Andy Davies

Web Performance Consultant

Testing How Slow Third Party Components Affect Your Page Load Times

Both Steve Souders and Joshua Bixby have highlighted the effect slow third party components can have on overall page load time.

Third party components have become common e.g. ads, links for bookmarking, sharing, widgets that pull in content from other sites etc, and the impact on our page load times depends on the quality of service they offer (both how the component is implemented and the reliability/speed of their service)

Steve and Joshua have highlighted approaches that can be used to decouple the components and reduce their impact on the performance of our pages but it’s early days and only some providers have implemented them (Sergey Chernyshev has a some thoughts too).

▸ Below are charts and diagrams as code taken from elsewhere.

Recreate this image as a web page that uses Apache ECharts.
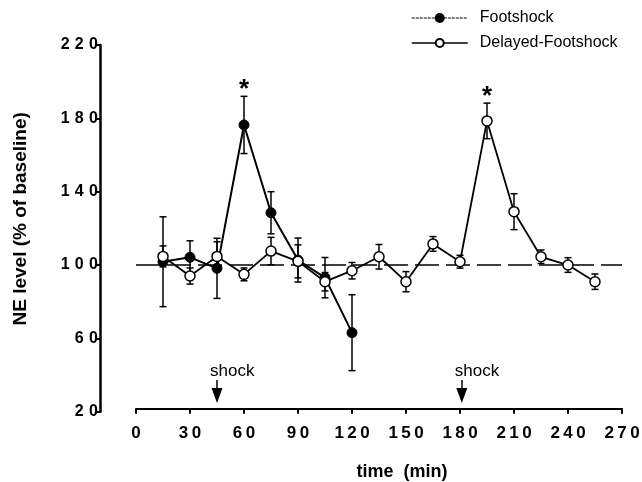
<!DOCTYPE html>
<html>
<head>
<meta charset="utf-8">
<script src="https://cdn.jsdelivr.net/npm/echarts@6/dist/echarts.min.js"></script>
<style>
html,body{margin:0;padding:0;background:#fff;}
#chart{width:642px;height:482px;}
</style>
</head>
<body>
<div id="chart"></div>
<script>
// ---- data ----
const footTimes = [15, 30, 45, 60, 75, 90, 105, 120];
const footMean  = [101.8, 104.2, 98.2, 176.4, 128.5, 102.7, 93.1, 63.1];
const footErr   = [24.5, 9, 16.4, 15.6, 11.5, 12, 11, 20.7];

const delayedTimes = [15, 30, 45, 60, 75, 90, 105, 120, 135, 150, 165, 180, 195, 210, 225, 240, 255];
const delayedMean  = [104.7, 94, 104.7, 94.9, 107.6, 102, 90.9, 96.9, 104.5, 90.9, 111.5, 101.8, 178.6, 129.1, 104.5, 100, 90.9];
const delayedErr   = [5.7, 4.4, 8, 3.5, 7.5, 9, 5, 4.5, 6.7, 5.5, 4, 3.5, 9.7, 9.8, 3.7, 4, 4.2];

const baselineValue = 100;
const shockTimes = [45, 181];
const shockArrowTop = 37.3;
const shockArrowEnd = 28.8;
const shockLabelValue = 42.2;
const starTimes = [60, 195];
const starValues = [198.2, 194.4];

const xMin = 0, xMax = 270, xStep = 30;
const yMin = 20, yMax = 220, yStep = 40;

const FONT = 'Liberation Sans, Arial, Helvetica, sans-serif';

function zip(xs, ys) { return xs.map((x, i) => [x, ys[i]]); }
function zip3(xs, ys, es) { return xs.map((x, i) => [x, ys[i], es[i]]); }

function errRender(params, api) {
  const x = api.value(0), y = api.value(1), e = api.value(2);
  const top = api.coord([x, y + e]);
  const bot = api.coord([x, y - e]);
  const w = 3.5;
  const st = { stroke: '#000', lineWidth: 1.5 };
  return {
    type: 'group',
    children: [
      { type: 'line', shape: { x1: top[0], y1: top[1], x2: bot[0], y2: bot[1] }, style: st },
      { type: 'line', shape: { x1: top[0] - w, y1: top[1], x2: top[0] + w, y2: top[1] }, style: st },
      { type: 'line', shape: { x1: bot[0] - w, y1: bot[1], x2: bot[0] + w, y2: bot[1] }, style: st }
    ]
  };
}

const chart = echarts.init(document.getElementById('chart'), null, { renderer: 'canvas' });

const option = {
  backgroundColor: '#fff',
  animation: false,
  textStyle: { fontFamily: FONT },
  legend: {
    data: [
      { name: 'Footshock', lineStyle: { width: 1.2, type: [3, 1] } },
      { name: 'Delayed-Footshock', lineStyle: { width: 1.5 } }
    ],
    orient: 'vertical',
    left: 406,
    top: 5,
    itemWidth: 56,
    itemHeight: 10,
    itemGap: 9,
    textStyle: { fontSize: 16, color: '#000', fontFamily: FONT, padding: [0, 0, 0, 7] }
  },
  grid: { left: 136, right: 20, top: 45, bottom: 70.3, containLabel: false, outerBoundsMode: 'none' },
  xAxis: {
    type: 'value',
    min: xMin, max: xMax, interval: xStep,
    offset: -3,
    axisLine: { show: true, onZero: false, lineStyle: { color: '#000', width: 2 } },
    axisTick: { show: true, length: 5, lineStyle: { color: '#000', width: 2 } },
    axisLabel: {
      color: '#000', fontSize: 17, fontWeight: 'bold', fontFamily: FONT, margin: 16,
      formatter: v => String(v).split('').join('\u2009')
    },
    splitLine: { show: false },
    name: 'time  (min)',
    nameLocation: 'middle',
    nameGap: 54,
    nameTextStyle: { color: '#000', fontSize: 18, fontWeight: 'bold', fontFamily: FONT, padding: [0, 0, 0, 46] }
  },
  yAxis: {
    type: 'value',
    min: yMin, max: yMax, interval: yStep,
    offset: 36,
    axisLine: { show: true, onZero: false, lineStyle: { color: '#000', width: 2.5 } },
    axisTick: { show: true, length: 5, lineStyle: { color: '#000', width: 2 } },
    axisLabel: {
      color: '#000', fontSize: 16, fontWeight: 'bold', fontFamily: FONT, margin: 2,
      formatter: v => String(v).split('').join('\u2004')
    },
    splitLine: { show: false },
    name: 'NE level (% of baseline)',
    nameLocation: 'middle',
    nameRotate: 90,
    nameGap: 70,
    nameTextStyle: { color: '#000', fontSize: 19, fontWeight: 'bold', fontFamily: FONT, padding: [0, 0, 0, 19] }
  },
  series: [
    {
      name: 'Footshock err',
      type: 'custom',
      renderItem: errRender,
      data: zip3(footTimes, footMean, footErr),
      encode: { x: 0, y: 1 },
      z: 1,
      silent: true
    },
    {
      name: 'Delayed err',
      type: 'custom',
      renderItem: errRender,
      data: zip3(delayedTimes, delayedMean, delayedErr),
      encode: { x: 0, y: 1 },
      z: 1,
      silent: true
    },
    {
      name: 'Footshock',
      type: 'line',
      data: zip(footTimes, footMean),
      symbol: 'circle',
      symbolSize: 10,
      showAllSymbol: true,
      lineStyle: { color: '#000', width: 2 },
      itemStyle: { color: '#000', borderColor: '#000', borderWidth: 1 },
      z: 3,
      markLine: {
        silent: true,
        animation: false,
        symbol: ['none', 'triangle'],
        symbolSize: [0, 12],
        lineStyle: { color: '#000', width: 1.5, type: 'solid' },
        label: { show: false },
        data: shockTimes.map(t => [
          { coord: [t, shockArrowTop] },
          { coord: [t, shockArrowEnd], symbol: 'triangle', symbolSize: [11, 15] }
        ])
      },
      markPoint: {
        silent: true,
        symbol: 'circle',
        symbolSize: 0,
        data: shockTimes.map(t => ({
          coord: [t, shockLabelValue],
          label: {
            show: true, formatter: 'shock', position: 'inside', align: 'left', verticalAlign: 'middle',
            offset: [-7, 0], color: '#000', fontSize: 17, fontFamily: FONT
          }
        })).concat(starTimes.map((t, i) => ({
          coord: [t, starValues[i]],
          label: {
            show: true, formatter: '*', position: 'inside', align: 'center', verticalAlign: 'middle',
            color: '#000', fontSize: 26, fontWeight: 'bold', fontFamily: FONT, offset: [0, 5]
          }
        })))
      }
    },
    {
      name: 'Delayed-Footshock',
      type: 'line',
      data: zip(delayedTimes, delayedMean),
      symbol: 'circle',
      symbolSize: 10,
      showAllSymbol: true,
      lineStyle: { color: '#000', width: 1.8 },
      itemStyle: { color: '#fff', borderColor: '#000', borderWidth: 1.5 },
      z: 4,
      markLine: {
        silent: true,
        symbol: 'none',
        label: { show: false },
        lineStyle: { color: '#000', width: 1.5, type: [24, 7] },
        data: [{ yAxis: baselineValue }],
        z: 1
      }
    }
  ]
};

chart.setOption(option);
</script>
</body>
</html>
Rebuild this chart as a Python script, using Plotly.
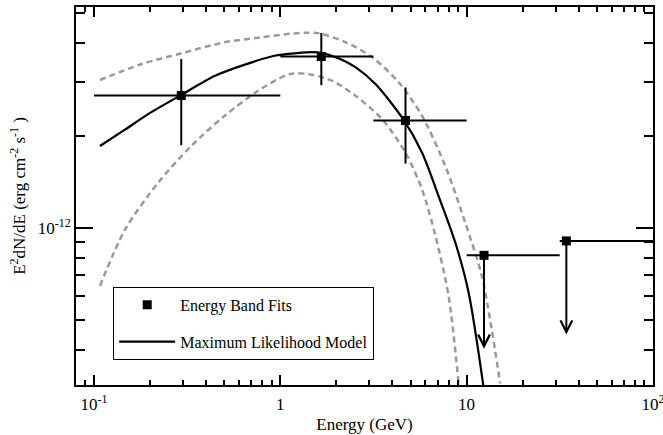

The challenge for web developers is understanding what the effect on page load times could be, when most of the time the providers’ networks remain reliable.

Charles - a bandwidth limiting proxy

To test the impact providers can have if they perform poorly we need to make the network connections to them unreliable and my tool of choice for this sort of situation is Charles (http://www.charlesproxy.com/)

Charles allows both low bandwidth and high latency to be simulated, either on an all sites or individual site basis.

To enable throttling choose Proxy -> Throttle Settings and check the first box, the same dialog also enables configuration of bandwidth and latency constraints, and the URLs they apply to.

On the sites I tested, I throttled using high latency for each provider individually - as an example here’s one for addthis.com with the latency set to ten seconds.

I also used the normal waterfall tools (Firebug and WebKit inspector) to see when onload was being fired at, so I could experiment with asynchronous loading to mitigate the effect of the latency.

Look out for subtle failures!

One webapp I tested used the widgets from addthis.com and even with long latencies set, the pages appeared to load quickly, but further testing found the tour was broken - clicking the button just replaced the current page with an image

The tour used lightbox to display a series of images, the delay in downloading the javascript from addthis prevented the onload event from being fired and so the lightbox code wasn’t being inserted into the page.

Charles works on Windows, Mac and Linux, and has a free trial, so give it a try. Find the components that cause problems for you and raise the issue with their providers.